Lost in own deep space
FIRST MAN
Starring: Ryan Gosling, Claire Foy, Jason Clarke, Kyle Chandler, Corey Stoll, Patrick Fugit.
A small step, a giant leap, and a mighty film
WHILE it remains a mystery as to why Hollywood took so long to tell the story of the first successful expedition to the moon, the wait proves to be well and truly worth it once you have witnessed the wonder of First Man.
Just as Dunkirk last year radically departed from accepted filmmaking norms to find a whole new perspective on the futility of war, First Man approaches our fascination with space from both an unexpected angle, and with breathtaking creative flair.
Though its bravely unorthodox visual style and skeletal storytelling structure are sure to divide viewers, First Man is still undoubtedly one of the best and most significant movie releases of 2018.
Oscar-winning director Damien Chazelle (working in a markedly different mode from his last work, La La Land) has definitely shaped a screen spectacle designed to enthral audiences. But he does so with an intimacy and intricacy that normally go undetected on this vast cinematic scale.
The astonishing sequence that opens First Man amounts to a virtual declaration of independence from any other space movie we have seen before.
The year is 1961, and the man destined to leave that fateful first footprint on the lunar surface, Neil Armstrong (played by Ryan Gosling), is piloting an X-15 rocketpowered aircraft.
Far beneath him is the barren expanse of the Mojave Desert. Just outside his window is that unworldly area where the vast emptiness of space begins.
There is not a single second where Armstrong gets to enjoy the view. The machine with which he is perpetually locked in one battle seems as if it will come apart at any moment.
Chazelle’s frenetically rattling camera keeps registering confusion, concentration and real terror in Armstrong’s eyes.
As Armstrong goes on to ascend from unassuming civilian pilot-engineer to unlikely NASA astronaut, the safety levels of the protospacecraft he is called upon to test, steer and land barely improve. However, the odds he might die steadily increase.
The movie charts Armstrong’s eight-year odyssey from the Mojave to the moon with the same intense reserve as the man himself.
Gosling’s nuanced, almost hushed depiction of Armstrong as a man carefully orbiting around his true emotions is the only way he could be portrayed, and holds the key to understanding this remote, yet focused character.

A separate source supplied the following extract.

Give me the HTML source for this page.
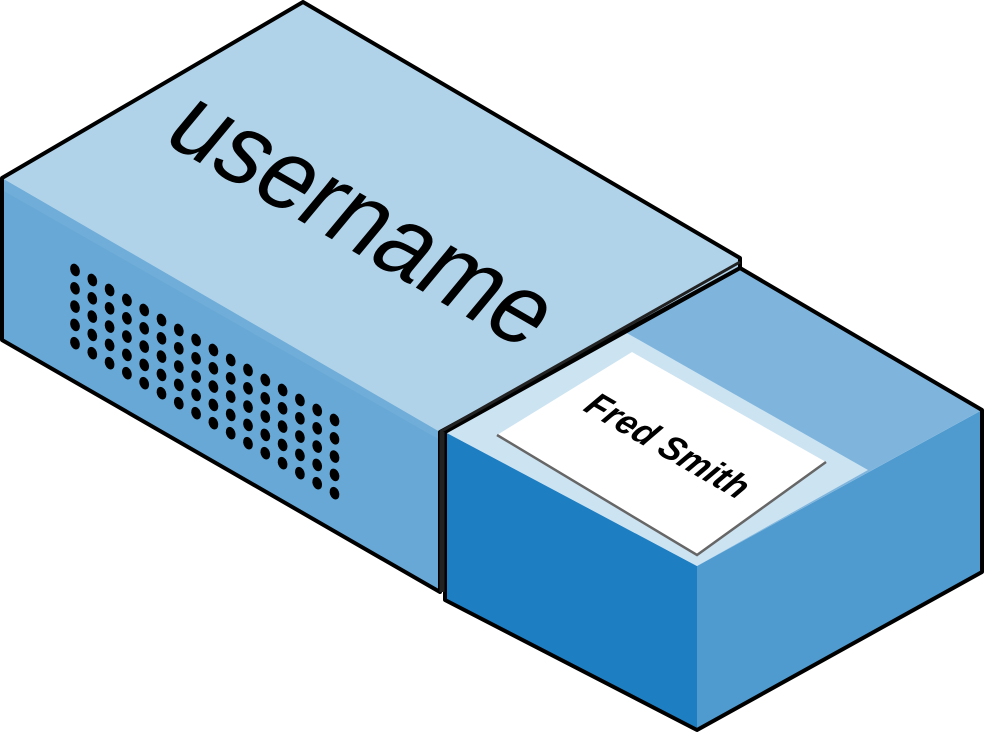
<!DOCTYPE html>
<html><head><meta charset="utf-8"><style>
html,body{margin:0;padding:0;background:#fff;}
svg{display:block;}
</style></head><body>
<svg width="984" height="733" viewBox="0 0 984 733" xmlns="http://www.w3.org/2000/svg">
<polygon points="445,432 697,566 697,730 445,600" fill="#1e7ec2"/>
<polygon points="697,566 982,410 982,572 697,730" fill="#4f9bd0"/>
<polygon points="445,432 740,268 982,410 697,566" fill="#7fb5dc"/>
<polygon points="445,432 625,332 868,470 697,566" fill="#cce3f2"/>
<polygon points="497,435 632,352 826,462 697,555" fill="#ffffff"/>
<polyline points="497,435 697,555 826,462" fill="none" stroke="#666" stroke-width="2.5"/>
<polygon points="445,432 445,600 697,730 982,572 982,410 740,268" fill="none" stroke="#000" stroke-width="4" stroke-linejoin="round"/>
<polygon points="2,178 440,430 440,592 2,340" fill="#68a8d6"/>
<polygon points="2,178 440,430 440,440 2,190" fill="#70add8"/>
<polygon points="2,178 303,2 740,258 740,268 440,432" fill="#b0d3ea"/>
<polygon points="2,178 303,2 740,258 740,268 440,432 440,592 2,340" fill="none" stroke="#000" stroke-width="4" stroke-linejoin="round"/>
<line x1="440" y1="432" x2="740" y2="262" stroke="#222" stroke-width="3"/>
<line x1="442" y1="432" x2="442" y2="592" stroke="#222" stroke-width="5"/>
<g fill="#000" id="dots"></g>
<text transform="matrix(0.866,0.5,-0.64,0.77,160,140)" font-family="Liberation Sans, sans-serif" font-size="104" textLength="420" lengthAdjust="spacingAndGlyphs" fill="#000">username</text>
<text transform="matrix(0.866,0.5,-0.64,0.77,582,410)" font-family="Liberation Sans, sans-serif" font-style="italic" font-weight="bold" font-size="36" textLength="180" lengthAdjust="spacingAndGlyphs" fill="#000">Fred Smith</text>
</svg>
<script>
var g=document.getElementById('dots');var s='';
for(var c=0;c<16;c++){for(var r=0;r<5;r++){var x=75+c*17.3,y=270+c*10+r*18.3;
s+='<ellipse cx="'+x+'" cy="'+y+'" rx="4.6" ry="6.5" transform="rotate(-20 '+x+' '+y+')"/>';}}
g.innerHTML=s;
</script>
</body></html>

The final third of First Man is of course devoted to Armstrong’s crowning achievement as the pioneering leader of the Apollo 11 mission to the moon.
It is here the triumph of First Man is finally secured, balancing the momentous historic nature of the occasion with a single touching moment where the inscrutable Armstrong finally lets his guard down.
First Man opens in general release next Thursday, October 11.